Before the recent IAEA report was published I suggested that the work in Iran of the Ukrainian scientist Dr. Vyacheslav Danilenko, who the Washington Post described as "a former Soviet weapons scientist" and "a former Soviet nuclear scientist", was aimed at helping Iran's nano-technology projects as his main expertise is the production nanodiamonds through detonations.
In the annex to its recent report (pdf) the IAEA actually confirms that his cooperation with Iran was relevant to non-nuclear(!) experiments Iran undertook. It does not say what non-nuclear work this was but the surrounding circumstances make it clear that this was related to nanodiamond production. From the annex of the report (emphasis added):
44. The Agency has strong indications that the development by Iran of the high explosives initiation system, and its development of the high speed diagnostic configuration used to monitor related experiments, were assisted by the work of a foreign expert who was not only knowledgeable in these technologies, but who, a Member State has informed the Agency, worked for much of his career with this technology in the nuclear weapon programme of the country of his origin. The Agency has reviewed publications by this foreign expert and has met with him. The Agency has been able to verify through three separate routes, including the expert himself, that this person was in Iran from about 1996 to about 2002, ostensibly to assist Iran in the development of a facility and techniques for making ultra-dispersed diamonds (“UDDs” or “nanodiamonds”), where he also lectured on explosion physics and its applications.
45. Furthermore, the Agency has received information from two Member States that, after 2003, Iran engaged in experimental research involving a scaled down version of the hemispherical initiation system and high explosive charge referred to in paragraph 43 above, albeit in connection with non-nuclear applications. This work, together with other studies made known to the Agency in which the same initiation system is used in cylindrical geometry, could also be relevant to improving and optimizing the multipoint initiation design concept relevant to nuclear applications.
Why doesn't the agency say what "non-nuclear application" this was about? There are not many non-nuclear applications for hemispherical high explosive experiments with nanodiamond production being probably the most obvious ones. If the agency is sure that it was non-nuclear then it certainly knows quite exactly what this was.
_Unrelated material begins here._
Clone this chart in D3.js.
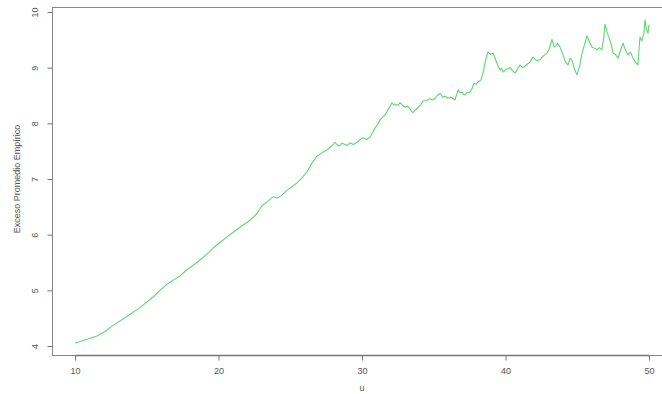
<!DOCTYPE html>
<html>
<head>
<meta charset="utf-8">
<script src="https://cdn.jsdelivr.net/npm/d3@7"></script>
<style>
  html, body { margin: 0; padding: 0; background: #fff; }
  svg { display: block; }
  text { font-family: "Liberation Sans", Arial, sans-serif; fill: #555; }
</style>
</head>
<body>
<svg id="chart" width="662" height="394"></svg>
<script>
// Threshold u and empirical mean excess
const uValues = [
  10.00, 10.84, 11.53, 12.09, 12.65, 13.62, 14.53, 15.44, 15.92, 16.41,
  17.32, 17.80, 18.50, 18.92, 19.41, 19.62, 20.10, 20.59, 21.01, 21.64,
  22.20, 22.68, 23.03, 23.38, 23.80, 24.10, 24.43, 24.77, 25.12, 25.47,
  25.82, 26.17, 26.52, 26.86, 27.21, 27.42, 27.60, 27.77, 27.95, 28.12,
  28.25, 28.40, 28.58, 28.75, 28.95, 29.16, 29.40, 29.65, 29.85, 30.07,
  30.30, 30.56, 30.75, 30.91, 31.10, 31.25, 31.45, 31.60, 31.85, 32.09,
  32.20, 32.30, 32.48, 32.65, 32.82, 33.00, 33.17, 33.34, 33.45, 33.55,
  33.72, 33.90, 34.08, 34.25, 34.50, 34.74, 34.90, 35.09, 35.25, 35.44,
  35.55, 35.64, 35.80, 35.99, 36.20, 36.48, 36.60, 36.69, 36.85, 36.97,
  37.08, 37.18, 37.35, 37.53, 37.68, 37.80, 37.95, 38.08, 38.20, 38.29,
  38.43, 38.57, 38.68, 38.78, 38.95, 39.13, 39.27, 39.41, 39.52, 39.62,
  39.73, 39.83, 40.05, 40.31, 40.48, 40.66, 40.85, 41.01, 41.18, 41.36,
  41.55, 41.71, 41.82, 41.92, 42.15, 42.40, 42.60, 42.89, 43.05, 43.24,
  43.35, 43.45, 43.62, 43.80, 43.90, 44.01, 44.18, 44.36, 44.50, 44.63,
  44.80, 44.98, 45.08, 45.19, 45.30, 45.40, 45.55, 45.68, 45.85, 46.03,
  46.20, 46.38, 46.55, 46.72, 46.85, 46.93, 47.10, 47.28, 47.40, 47.49,
  47.65, 47.84, 48.00, 48.19, 48.35, 48.54, 48.70, 48.89, 49.05, 49.23,
  49.30, 49.37, 49.50, 49.65, 49.72, 49.82, 49.93, 50.00
];
const excessValues = [
  4.05, 4.12, 4.18, 4.26, 4.37, 4.53, 4.69, 4.88, 5.00, 5.11,
  5.26, 5.37, 5.50, 5.59, 5.70, 5.76, 5.86, 5.96, 6.04, 6.16,
  6.26, 6.38, 6.52, 6.59, 6.68, 6.66, 6.71, 6.80, 6.86, 6.93,
  7.02, 7.13, 7.29, 7.41, 7.47, 7.50, 7.53, 7.57, 7.61, 7.66,
  7.62, 7.59, 7.64, 7.63, 7.60, 7.65, 7.62, 7.66, 7.70, 7.74,
  7.71, 7.75, 7.84, 7.92, 7.98, 8.06, 8.11, 8.15, 8.26, 8.37,
  8.33, 8.35, 8.32, 8.37, 8.33, 8.29, 8.31, 8.26, 8.22, 8.19,
  8.24, 8.28, 8.33, 8.40, 8.41, 8.44, 8.42, 8.45, 8.50, 8.54,
  8.50, 8.47, 8.49, 8.45, 8.47, 8.42, 8.52, 8.60, 8.55, 8.56,
  8.52, 8.51, 8.55, 8.56, 8.63, 8.72, 8.70, 8.74, 8.76, 8.78,
  8.90, 9.08, 9.20, 9.28, 9.24, 9.26, 9.17, 9.08, 9.01, 8.96,
  8.99, 8.92, 8.97, 9.00, 8.95, 8.90, 8.98, 9.05, 9.00, 9.03,
  9.07, 9.10, 9.15, 9.19, 9.13, 9.14, 9.20, 9.26, 9.34, 9.51,
  9.40, 9.37, 9.44, 9.37, 9.30, 9.23, 9.10, 9.05, 9.17, 9.14,
  8.98, 8.87, 8.95, 9.05, 9.22, 9.32, 9.45, 9.57, 9.46, 9.37,
  9.35, 9.32, 9.36, 9.32, 9.55, 9.78, 9.62, 9.50, 9.38, 9.26,
  9.24, 9.17, 9.30, 9.44, 9.32, 9.23, 9.28, 9.17, 9.10, 9.05,
  9.30, 9.55, 9.48, 9.62, 9.86, 9.70, 9.62, 9.77
];
const xTicks = [10, 20, 30, 40, 50];
const yTicks = [4, 5, 6, 7, 8, 9, 10];

const svg = d3.select("#chart");
const boxLeft = 52, boxTop = 7, boxBottom = 355, boxRight = 672;

const x = d3.scaleLinear().domain([10, 50]).range([75, 649]);
const y = d3.scaleLinear().domain([4, 10]).range([346, 12]);

// Plot frame (extends past the right edge)
svg.append("rect")
  .attr("x", boxLeft + 0.5).attr("y", boxTop + 0.5)
  .attr("width", boxRight - boxLeft).attr("height", boxBottom - boxTop)
  .attr("fill", "none").attr("stroke", "#888").attr("stroke-width", 1);

// Bottom axis
const xAxis = d3.axisBottom(x).tickValues(xTicks).tickSize(5).tickPadding(5)
  .tickFormat(d3.format("d"));
const gx = svg.append("g").attr("transform", `translate(0,${boxBottom + 0.5})`).call(xAxis);
gx.select(".domain").attr("stroke", "#777").attr("stroke-width", 1.5)
  .attr("d", `M${x(10)},0H${x(50)}`);
gx.selectAll(".tick line").attr("stroke", "#777");
gx.selectAll(".tick text").attr("fill", "#555").style("font-size", "9px")
  .attr("dy", "0.9em");

// Left axis with rotated labels
const yAxis = d3.axisLeft(y).tickValues(yTicks).tickSize(5).tickFormat(d3.format("d"));
const gy = svg.append("g").attr("transform", `translate(${boxLeft + 0.5},0)`).call(yAxis);
gy.select(".domain").attr("stroke", "#888").attr("d", `M0,${y(4)}V${y(10)}`);
gy.selectAll(".tick line").attr("stroke", "#777");
gy.selectAll(".tick text")
  .attr("fill", "#555").style("font-size", "9px")
  .attr("x", null).attr("dy", null)
  .attr("text-anchor", "middle")
  .attr("transform", "translate(-15,0) rotate(-90)");

// Axis titles
svg.append("text").attr("x", x(30)).attr("y", 391)
  .attr("text-anchor", "middle").style("font-size", "9px").text("u");
svg.append("text")
  .attr("transform", `translate(20,${y(7)}) rotate(-90)`)
  .attr("text-anchor", "middle").style("font-size", "9px")
  .text("Exceso Promedio Empírico");

// Mean excess curve
const line = d3.line().x((d, i) => x(uValues[i])).y(d => y(d));
svg.append("path")
  .datum(excessValues)
  .attr("d", line)
  .attr("fill", "none")
  .attr("stroke", "#62d474")
  .attr("stroke-width", 1.1)
  .attr("stroke-linejoin", "round");
</script>
</body>
</html>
Admitting that the experiment was to created nanodiamonds would of course show that the use of the word "ostensibly" in para 44 is ridiculous.
When the major expert on and inventor of nanodiamond production through detonations worked with Iranian scientists for quite some time and Iran thereafter produced nanodiamonds through detonations then there is nothing "ostensibly" in that cooperation. Nothing in the agency report shows that there was any other purpose of what Danilenko did in Iran. That he "also lectured on explosion physics and its applications" is perfectly consistent with work on detonation nanodiamonds production which is one of such applications.
Please also notice that in the last sentence in para 45 the agency only says that this work "could" be relevant to nuclear work. Well, we all "could" be young, pretty and rich. Right? But that doesn't make us so.
There are many dual use technologies that can be used for non-nuclear purposes but also may have applications with nuclear stuff. Any halfway industrialized country has dozens of such technologies. The production of nanodiamonds through detonations is just one of them. Even a culmination of dual-use work in a country does not proof anything with regards to nuclear intentions. It ony shows that the country is further industrializing and makes progress in its scientific capacities.
The IAEA's recent allegation that the Hasaka spinning factory in Syria had something to do with nuclear work was busted as being completely wrong within a mere week. The annex of the IAEA report on Iran is full of innuendo and weasel words "overall", "indicate", "were said to", "may", "could" without providing anything new or definite proof of the old allegations which are based on murky sources.
Under its current director Yukiya Amano who willingly submits to U.S. pressure the IAEA is rapidly losing its neutrality and the credibility it had build over the years. This will in the end damage the case for and its work on non-proliferation work.